Нашему чувственному восприятию (даже при посредстве микроскопа) доступны лишь сложные образования, состоящие из бесчисленного множества атомов. Кончик ножки клеща делим на миллиарды частиц. У зернышка проса больше частиц, чем может человек подметить не только в горах Кавказа, но и на всем земном шаре. Малейшая чувственно воспринимаемая вещь, начиная с «первичных молекул, представляющих собой соединение атомов» (5, т. 1, стр. 165), бесконечно больше и сложнее отдельных атомов[6].

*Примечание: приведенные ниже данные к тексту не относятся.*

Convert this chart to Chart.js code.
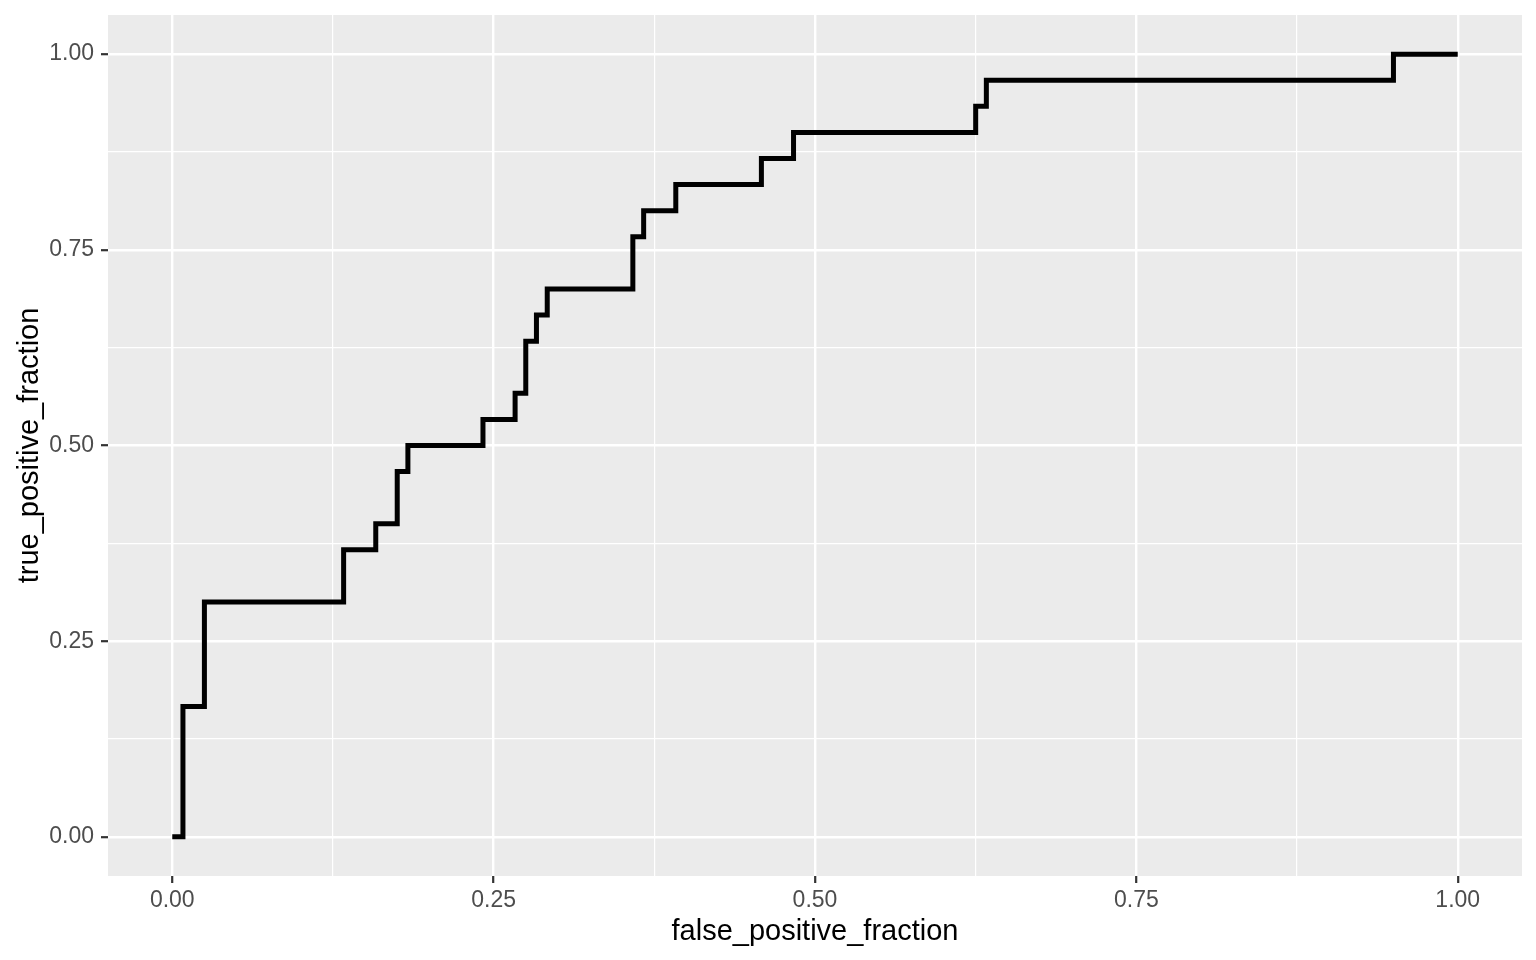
<!DOCTYPE html>
<html>
<head>
<meta charset="utf-8">
<script src="https://cdn.jsdelivr.net/npm/chart.js@4"></script>
<style>
  html, body { margin: 0; padding: 0; background: #fff; }
  #wrap { width: 1536px; height: 960px; }
</style>
</head>
<body>
<div id="wrap"><canvas id="rocChart" width="1536" height="960"></canvas></div>
<script>
// ROC curve corners (false positive fraction, true positive fraction)
const fpr = [0, 0.0083, 0.025, 0.1333, 0.1583, 0.175, 0.1833, 0.2417, 0.2667, 0.275, 0.2833,
  0.2917, 0.3583, 0.3667, 0.3917, 0.4583, 0.4833, 0.625, 0.6333, 0.95, 1.0];
const tpr = [0, 0.1667, 0.3, 0.3667, 0.4, 0.4667, 0.5, 0.5333, 0.5667, 0.6333, 0.6667,
  0.7, 0.7667, 0.8, 0.8333, 0.8667, 0.9, 0.9333, 0.9667, 1.0, 1.0];

const majorTicks = [0, 0.25, 0.5, 0.75, 1];
const gridTicks = [0, 0.125, 0.25, 0.375, 0.5, 0.625, 0.75, 0.875, 1];

const isMajor = v => majorTicks.some(m => Math.abs(m - v) < 1e-9);

const panelBg = {
  id: 'panelBg',
  beforeDraw(chart) {
    const {ctx, chartArea: a} = chart;
    ctx.save();
    ctx.fillStyle = '#EBEBEB';
    ctx.fillRect(a.left, a.top, a.right - a.left, a.bottom - a.top);
    ctx.restore();
  }
};

function axis(title, titlePad, labelPad, fit) {
  return {
    type: 'linear',
    min: -0.05,
    max: 1.05,
    afterBuildTicks: s => { s.ticks = gridTicks.map(v => ({value: v})); },
    afterFit: s => {
      fit(s);
      // panel edges are set by layout padding, not by label overhang
      s.paddingTop = 0; s.paddingBottom = 0; s.paddingLeft = 0; s.paddingRight = 0;
    },
    border: { display: false },
    grid: {
      color: '#FFFFFF',
      lineWidth: c => isMajor(c.tick.value) ? 2.4 : 1.2,
      tickColor: c => isMajor(c.tick.value) ? '#333333' : 'rgba(0,0,0,0)',
      tickWidth: 2.2,
      tickLength: 7,
      drawTicks: true
    },
    ticks: {
      autoSkip: false,
      maxRotation: 0,
      padding: labelPad,
      color: '#4D4D4D',
      font: { family: '"Liberation Sans", Arial, sans-serif', size: 23 },
      callback: v => isMajor(v) ? v.toFixed(2) : ''
    },
    title: {
      display: true,
      text: title,
      color: '#000000',
      padding: titlePad,
      font: { family: '"Liberation Sans", Arial, sans-serif', size: 29, lineHeight: 1.2 }
    }
  };
}

new Chart(document.getElementById('rocChart'), {
  type: 'scatter',
  data: {
    datasets: [{
      data: fpr.map((x, i) => ({x: x, y: tpr[i]})),
      showLine: true,
      stepped: 'before',
      borderColor: '#000000',
      borderWidth: 5,
      borderJoinStyle: 'miter',
      pointRadius: 0,
      fill: false
    }]
  },
  options: {
    responsive: false,
    animation: false,
    devicePixelRatio: 1,
    layout: { padding: { top: 15, right: 14, left: 0, bottom: 0 } },
    plugins: { legend: { display: false }, tooltip: { enabled: false } },
    scales: {
      x: axis('false_positive_fraction', { top: 0, bottom: 11 }, 4, s => { s.height = 84; }),
      y: axis('true_positive_fraction', { top: 13, bottom: 0 }, 7, s => { s.width = 108; })
    }
  },
  plugins: [panelBg]
});
</script>
</body>
</html>
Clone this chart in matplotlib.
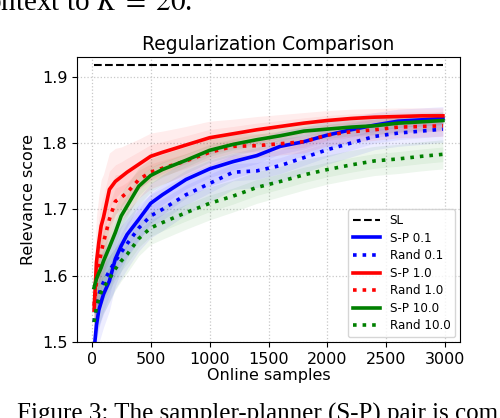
import matplotlib
matplotlib.use('Agg')
import matplotlib.pyplot as plt
import numpy as np

# online samples
samples = [20, 40, 60, 80, 100, 150, 200, 250, 300, 400, 500, 600, 800,
           1000, 1200, 1400, 1600, 1800, 2000, 2200, 2400, 2600, 2800, 2980]

sl_score = 1.918

sp_01 = [1.488, 1.525, 1.548, 1.560, 1.572, 1.592, 1.625, 1.645, 1.662, 1.685,
         1.709, 1.722, 1.745, 1.761, 1.772, 1.781, 1.795, 1.802, 1.812, 1.820,
         1.827, 1.833, 1.835, 1.837]
rand_01 = [1.530, 1.555, 1.570, 1.582, 1.590, 1.607, 1.622, 1.635, 1.648, 1.672,
           1.690, 1.700, 1.722, 1.739, 1.756, 1.758, 1.766, 1.778, 1.790, 1.800,
           1.810, 1.815, 1.818, 1.821]
sp_1 = [1.548, 1.620, 1.650, 1.675, 1.688, 1.730, 1.742, 1.749, 1.756, 1.768,
        1.780, 1.786, 1.797, 1.808, 1.814, 1.820, 1.825, 1.830, 1.834, 1.837,
        1.839, 1.840, 1.841, 1.841]
rand_1 = [1.555, 1.590, 1.615, 1.635, 1.650, 1.685, 1.712, 1.718, 1.725, 1.745,
          1.756, 1.762, 1.773, 1.786, 1.795, 1.796, 1.799, 1.802, 1.812, 1.817,
          1.820, 1.824, 1.825, 1.826]
sp_10 = [1.582, 1.595, 1.604, 1.612, 1.622, 1.643, 1.665, 1.690, 1.705, 1.735,
         1.751, 1.760, 1.774, 1.789, 1.798, 1.805, 1.811, 1.818, 1.821, 1.824,
         1.826, 1.830, 1.832, 1.834]
rand_10 = [1.530, 1.552, 1.565, 1.575, 1.582, 1.595, 1.610, 1.622, 1.632, 1.656,
           1.672, 1.680, 1.695, 1.709, 1.720, 1.733, 1.742, 1.752, 1.760, 1.767,
           1.773, 1.776, 1.780, 1.783]

# spread around each curve
sd_sp_01 = [0.05, 0.05, 0.05, 0.05, 0.05, 0.045, 0.04, 0.038, 0.035, 0.032,
            0.03, 0.03, 0.028, 0.026, 0.025, 0.024, 0.023, 0.022, 0.021, 0.02,
            0.019, 0.018, 0.018, 0.018]
sd_rand_01 = [0.05, 0.05, 0.05, 0.05, 0.048, 0.045, 0.042, 0.04, 0.038, 0.035,
              0.033, 0.032, 0.03, 0.028, 0.026, 0.025, 0.024, 0.023, 0.022, 0.021,
              0.02, 0.02, 0.02, 0.02]
sd_sp_1 = [0.06, 0.07, 0.07, 0.07, 0.065, 0.055, 0.05, 0.045, 0.042, 0.038,
           0.035, 0.032, 0.028, 0.025, 0.022, 0.02, 0.018, 0.016, 0.015, 0.014,
           0.013, 0.013, 0.012, 0.012]
sd_rand_1 = [0.05, 0.055, 0.055, 0.055, 0.05, 0.045, 0.04, 0.035, 0.032, 0.028,
             0.025, 0.024, 0.022, 0.02, 0.019, 0.018, 0.017, 0.017, 0.016, 0.016,
             0.016, 0.016, 0.016, 0.016]
sd_sp_10 = [0.04, 0.045, 0.045, 0.045, 0.045, 0.04, 0.038, 0.035, 0.032, 0.028,
            0.025, 0.023, 0.02, 0.018, 0.017, 0.016, 0.015, 0.014, 0.014, 0.013,
            0.013, 0.013, 0.013, 0.013]
sd_rand_10 = [0.04, 0.04, 0.04, 0.04, 0.038, 0.035, 0.032, 0.03, 0.028, 0.026,
              0.025, 0.025, 0.025, 0.025, 0.024, 0.024, 0.023, 0.023, 0.022, 0.022,
              0.022, 0.022, 0.022, 0.022]

series = [
    ('S-P 0.1', sp_01, sd_sp_01, 'blue', '-'),
    ('Rand 0.1', rand_01, sd_rand_01, 'blue', ':'),
    ('S-P 1.0', sp_1, sd_sp_1, 'red', '-'),
    ('Rand 1.0', rand_1, sd_rand_1, 'red', ':'),
    ('S-P 10.0', sp_10, sd_sp_10, 'green', '-'),
    ('Rand 10.0', rand_10, sd_rand_10, 'green', ':'),
]

fig = plt.figure(figsize=(5, 4.18), dpi=100)
ax = fig.add_axes([0.154, 0.182, 0.766, 0.682])

x = np.array(samples)
ax.plot([samples[0], samples[-1]], [sl_score, sl_score], 'k--', lw=1.5, label='SL')

for name, vals, sd, col, ls in series:
    v = np.array(vals)
    s = np.array(sd)
    ax.fill_between(x, v - s, v + s, color=col, alpha=0.07, lw=0)
    ax.fill_between(x, v - s / 2, v + s / 2, color=col, alpha=0.06, lw=0)
for name, vals, sd, col, ls in series:
    ax.plot(x, vals, color=col, ls=ls, lw=2.6, label=name)

ax.set_xlim(-125, 3125)
ax.set_ylim(1.5, 1.93)
ax.set_yticks([1.5, 1.6, 1.7, 1.8, 1.9])
ax.set_xticks([0, 500, 1000, 1500, 2000, 2500, 3000])
ax.tick_params(labelsize=11.5)
ax.grid(True, ls=':', color='#c8c8c8', lw=0.9)
ax.set_axisbelow(True)

ax.set_title('Regularization Comparison', fontsize=13.5, pad=5)
ax.set_xlabel('Online samples', fontsize=11.5, labelpad=1)
ax.set_ylabel('Relevance score', fontsize=11.5)
ax.legend(loc='lower right', fontsize=8.6, handlelength=2.3, labelspacing=0.38,
          borderaxespad=0.4)

# caption fragments of the page
fig.text(192 / 500, 1 - 9.5 / 418, r'ontext to $K\;=\;20$.', ha='right',
         va='baseline', fontsize=21, family='Liberation Serif',
         math_fontfamily='stix')
fig.text(17 / 500, -3 / 418, 'Figure 3: The sampler-planner (S-P) pair is com',
         ha='left', va='baseline', fontsize=18, family='Liberation Serif')

fig.savefig('out.png', dpi=100)
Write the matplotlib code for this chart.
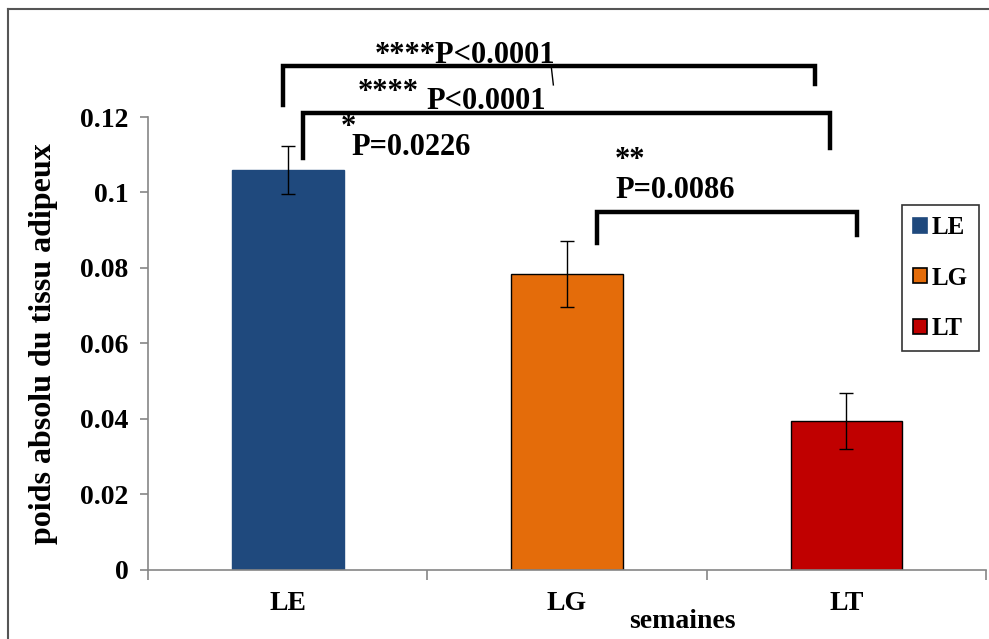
import numpy as np
import matplotlib
matplotlib.use('Agg')
import matplotlib.pyplot as plt
from matplotlib.lines import Line2D

plt.rcParams['font.family'] = ['Liberation Serif', 'DejaVu Serif']
plt.rcParams['font.weight'] = 'bold'

# Absolute adipose tissue weight per group (mean and error)
groups = ['LE', 'LG', 'LT']
means = [0.106, 0.0785, 0.0395]
errors = [0.0063, 0.0087, 0.0075]
colors = ['#1F497D', '#E46C0A', '#C00000']
edges = ['#1F497D', 'black', 'black']

# Significance brackets: (x left, x right, y top, left leg bottom, right leg bottom)
brackets = [
    (-0.018, 1.889, 0.1335, 0.1232, 0.1287),
    (0.054, 1.943, 0.1211, 0.1091, 0.1118),
    (1.108, 2.039, 0.0948, 0.0866, 0.0887),
]
# p-value labels: (x, y, text, horizontal alignment)
pvals = [
    (0.634, 0.1362, '****P<0.0001', 'center'),
    (0.251, 0.1264, '****', 'left'),
    (0.495, 0.1240, 'P<0.0001', 'left'),
    (0.190, 0.1172, '*', 'left'),
    (0.229, 0.1120, 'P=0.0226', 'left'),
    (1.172, 0.1085, '**', 'left'),
    (1.172, 0.1005, 'P=0.0086', 'left'),
]

fig = plt.figure(figsize=(9.89, 6.39), dpi=100)
ax = fig.add_axes([0.1497, 0.108, 0.8473, 0.7089])

x = np.arange(len(groups))
bars = ax.bar(x, means, width=0.4, color=colors, edgecolor=edges, linewidth=1.0,
              yerr=errors, capsize=5, error_kw=dict(ecolor='black', elinewidth=1.0, capthick=1.0),
              zorder=2)

ax.set_xlim(-0.5, 2.5)
ax.set_ylim(0, 0.12)
ax.set_yticks([0, 0.02, 0.04, 0.06, 0.08, 0.1, 0.12])
ax.set_yticklabels(['0', '0.02', '0.04', '0.06', '0.08', '0.1', '0.12'])
ax.set_xticks(x)
ax.set_xticklabels(groups)
ax.set_xticks([-0.5, 0.5, 1.5, 2.5], minor=True)
ax.tick_params(axis='x', which='major', length=0, pad=15, labelsize=20)
ax.tick_params(axis='x', which='minor', length=7, color='#868686', width=1.2)
ax.tick_params(axis='y', length=6, color='#868686', width=1.2, labelsize=20, pad=8)

for side in ['top', 'right']:
    ax.spines[side].set_visible(False)
for side in ['left', 'bottom']:
    ax.spines[side].set_color('#868686')
    ax.spines[side].set_linewidth(1.2)

ax.set_ylabel('poids absolu du tissu adipeux', fontsize=23, fontweight='bold')
ax.yaxis.set_label_coords(-0.108, 0.5)
ax.set_xlabel('semaines', fontsize=20, fontweight='bold')
ax.xaxis.set_label_coords(0.638, -0.086)

# brackets drawn above the plotting area
for x0, x1, yt, yl, yr in brackets:
    ax.plot([x0, x0, x1, x1], [yl, yt, yt, yr], color='black', lw=3.2,
            solid_joinstyle='miter', clip_on=False, zorder=3)
ax.plot([0.944, 0.951], [0.1330, 0.1285], color='black', lw=1.0, clip_on=False)

for px, py, txt, ha in pvals:
    ax.text(px, py, txt, ha=ha, va='center', fontsize=22, fontweight='bold', clip_on=False)

handles = [plt.Rectangle((0, 0), 1, 1, facecolor=c, edgecolor=e, linewidth=1.2)
           for c, e in zip(colors, edges)]
leg = ax.legend(handles, groups, loc='upper left', bbox_to_anchor=(0.8996, 0.806),
                borderaxespad=0, fancybox=False, frameon=True, edgecolor='black',
                fontsize=18, handlelength=0.55, handleheight=0.55, handletextpad=0.2,
                labelspacing=1.1, borderpad=0.45)
leg.get_frame().set_linewidth(1.2)
leg.set_zorder(5)

# outer chart border
fig.add_artist(Line2D([8 / 989, 8 / 989], [0, 1 - 9 / 639], transform=fig.transFigure,
                      color='#555555', lw=1.5))
fig.add_artist(Line2D([8 / 989, 1], [1 - 9 / 639, 1 - 9 / 639], transform=fig.transFigure,
                      color='#555555', lw=1.5))

fig.savefig('out.png', dpi=100)
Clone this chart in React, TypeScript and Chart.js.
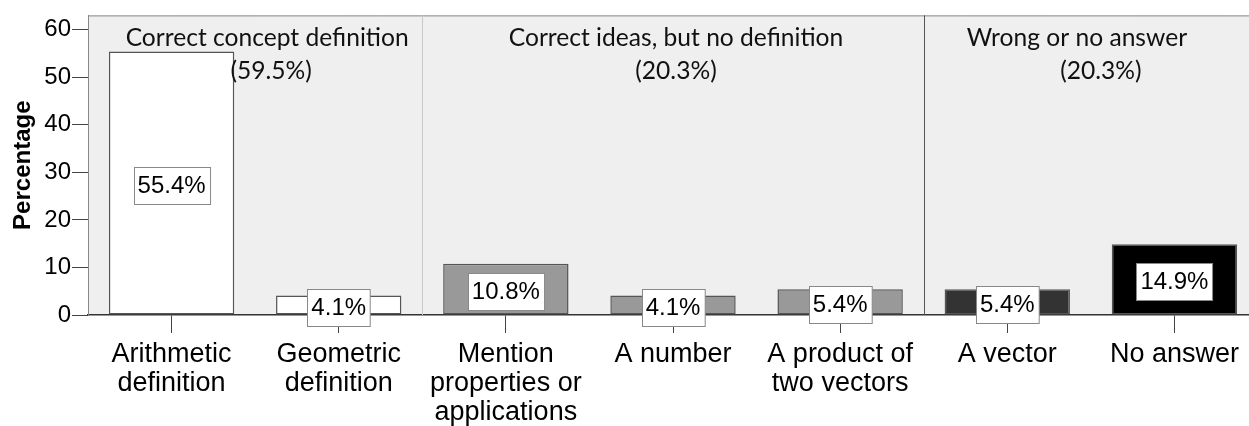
import React, { useEffect, useRef } from "react";
import { Chart, registerables } from "chart.js";

Chart.register(...registerables);

const categories: (string | string[])[] = [
  ["Arithmetic", "definition"],
  ["Geometric", "definition"],
  ["Mention", "properties or", "applications"],
  "A number",
  ["A product of", "two vectors"],
  "A vector",
  "No answer",
];
const percentages = [55.4, 4.1, 10.8, 4.1, 5.4, 5.4, 14.9];
const valueLabels = ["55.4%", "4.1%", "10.8%", "4.1%", "5.4%", "5.4%", "14.9%"];
const groupTitles = ["Correct concept definition", "Correct ideas, but no definition", "Wrong or no answer"];
const groupShares = ["(59.5%)", "(20.3%)", "(20.3%)"];
const groupSizes = [2, 3, 2];
const yTicks = [0, 10, 20, 30, 40, 50, 60];

const barFills = ["#ffffff", "#ffffff", "#999999", "#999999", "#999999", "#333333", "#000000"];
const dividerColors = ["#c8c8c8", "#555555"];
const titleOffsets = [12, 3, -14];
const shareOffsets = [16, 3, 10];

const framePlugin = {
  id: "frame",
  beforeDraw(chart: any) {
    const { ctx, chartArea } = chart;
    ctx.save();
    ctx.fillStyle = "#efefef";
    ctx.fillRect(chartArea.left, chartArea.top, chartArea.right - chartArea.left, chartArea.bottom - chartArea.top);
    ctx.strokeStyle = "#888888";
    ctx.lineWidth = 1;
    ctx.beginPath();
    ctx.moveTo(chartArea.left, chartArea.top + 0.5);
    ctx.lineTo(chartArea.right, chartArea.top + 0.5);
    ctx.stroke();
    ctx.restore();
  },
  afterDatasetsDraw(chart: any) {
    const { ctx, chartArea } = chart;
    const xs = chart.scales.x;
    const ys = chart.scales.y;
    ctx.save();
    let start = 0;
    const edges: number[] = [];
    for (let g = 0; g < groupSizes.length; g++) {
      const first = start;
      const last = start + groupSizes[g] - 1;
      const half = (xs.getPixelForValue(1) - xs.getPixelForValue(0)) / 2;
      const left = xs.getPixelForValue(first) - half;
      const right = xs.getPixelForValue(last) + half;
      edges.push(right);
      const cx = (left + right) / 2;
      ctx.fillStyle = "#111111";
      ctx.font = "24.6px Lato";
      ctx.textAlign = "center";
      ctx.textBaseline = "middle";
      ctx.fillText(groupTitles[g], cx + titleOffsets[g], chartArea.top + 23);
      ctx.fillText(groupShares[g], cx + shareOffsets[g], chartArea.top + 56);
      start += groupSizes[g];
    }
    for (let i = 0; i < edges.length - 1; i++) {
      const x = Math.round(edges[i]) + 0.5;
      ctx.strokeStyle = dividerColors[i];
      ctx.lineWidth = 1;
      ctx.beginPath();
      ctx.moveTo(x, chartArea.top);
      ctx.lineTo(x, chartArea.bottom);
      ctx.stroke();
    }
    const meta = chart.getDatasetMeta(0);
    ctx.font = "24px Arial, 'Liberation Sans'";
    ctx.textAlign = "center";
    ctx.textBaseline = "middle";
    meta.data.forEach((bar: any, i: number) => {
      const txt = valueLabels[i];
      const w = ctx.measureText(txt).width + 8;
      const h = 37;
      const cy = ys.getPixelForValue(percentages[i] / 2) + 2;
      const x0 = Math.round(bar.x - w / 2) + 0.5;
      const y0 = Math.round(cy - h / 2) + 0.5;
      ctx.fillStyle = "#ffffff";
      ctx.fillRect(x0, y0, w, h);
      ctx.strokeStyle = "#888888";
      ctx.lineWidth = 1;
      ctx.strokeRect(x0, y0, w, h);
      ctx.fillStyle = "#000000";
      ctx.fillText(txt, bar.x, cy + 1);
    });
    ctx.restore();
  },
};

export default function App() {
  const ref = useRef<HTMLCanvasElement>(null);
  useEffect(() => {
    if (!ref.current) return;
    const chart = new Chart(ref.current, {
      type: "bar",
      data: {
        labels: categories,
        datasets: [
          {
            data: percentages,
            backgroundColor: barFills,
            borderColor: "#555555",
            borderWidth: 1.5,
            borderSkipped: false,
            barPercentage: 0.75,
            categoryPercentage: 1,
          },
        ],
      },
      options: {
        responsive: false,
        animation: false,
        devicePixelRatio: 1,
        layout: { padding: { top: 13, left: 0, right: 0, bottom: 0 } },
        plugins: { legend: { display: false }, tooltip: { enabled: false } },
        scales: {
          x: {
            grid: { drawOnChartArea: false, offset: false, tickLength: 18, color: "#444444" },
            border: { color: "#333333", width: 1.5 },
            ticks: {
              color: "#000000",
              font: { family: "Arial, 'Liberation Sans'", size: 27, lineHeight: 1.08 },
              padding: 7,
              maxRotation: 0,
              autoSkip: false,
            },
            afterFit: (s: any) => {
              s.height = 111;
            },
          },
          y: {
            min: 0,
            max: 63,
            afterBuildTicks: (s: any) => {
              s.ticks = yTicks.map((v) => ({ value: v }));
            },
            grid: { drawOnChartArea: false, tickLength: 16, color: "#444444" },
            border: { color: "#888888", width: 1 },
            ticks: {
              color: "#000000",
              font: { family: "Arial, 'Liberation Sans'", size: 24 },
              padding: 1,
            },
            title: {
              display: true,
              text: "Percentage",
              color: "#000000",
              font: { family: "Arial, 'Liberation Sans'", size: 24, weight: "bold" },
              padding: { top: 9, bottom: 0 },
            },
            afterFit: (s: any) => {
              s.width = 88;
            },
          },
        },
      },
      plugins: [framePlugin],
    });
    return () => chart.destroy();
  }, []);
  return (
    <div
      style={{
        position: "fixed",
        left: 0,
        top: 0,
        width: 1249,
        height: 426,
        overflow: "hidden",
        background: "#ffffff",
      }}
    >
      <canvas ref={ref} width={1258} height={426} style={{ width: 1258, height: 426 }} />
    </div>
  );
}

Вместе с тем Гассенди предостерегает от отождествления бесконечно малого, неделимого атома с точкой. «Атомы называются так не потому, что они являются, как обычно думают, математическими точками, которые не поддаются расчленению из-за отсутствия частей, а потому, что, хотя они и являются тельцами, нет такой силы в природе, посредством которой они могли бы быть рассечены или разъединены» (4, т. III, стр. 466, 467). Физики в их царстве материи, в отличие от математиков в их царстве абстракции, не рассматривают атомы как неделимые, лишенные измерений — величины, длины, ширины. Абстрактному математическому понятию четко противопоставляется материальное физическое понятие. «Когда математики предполагают бесконечно делимые тела, они делают это, однако, исходя из гипотез о вещах, лишенных реального существования, как точка без частей, линия без ширины и т. п…» (письмо к Лицети от 13.1.1641). Атом реален, а математическая точка нет. Атом конкретен, точка абстрактна.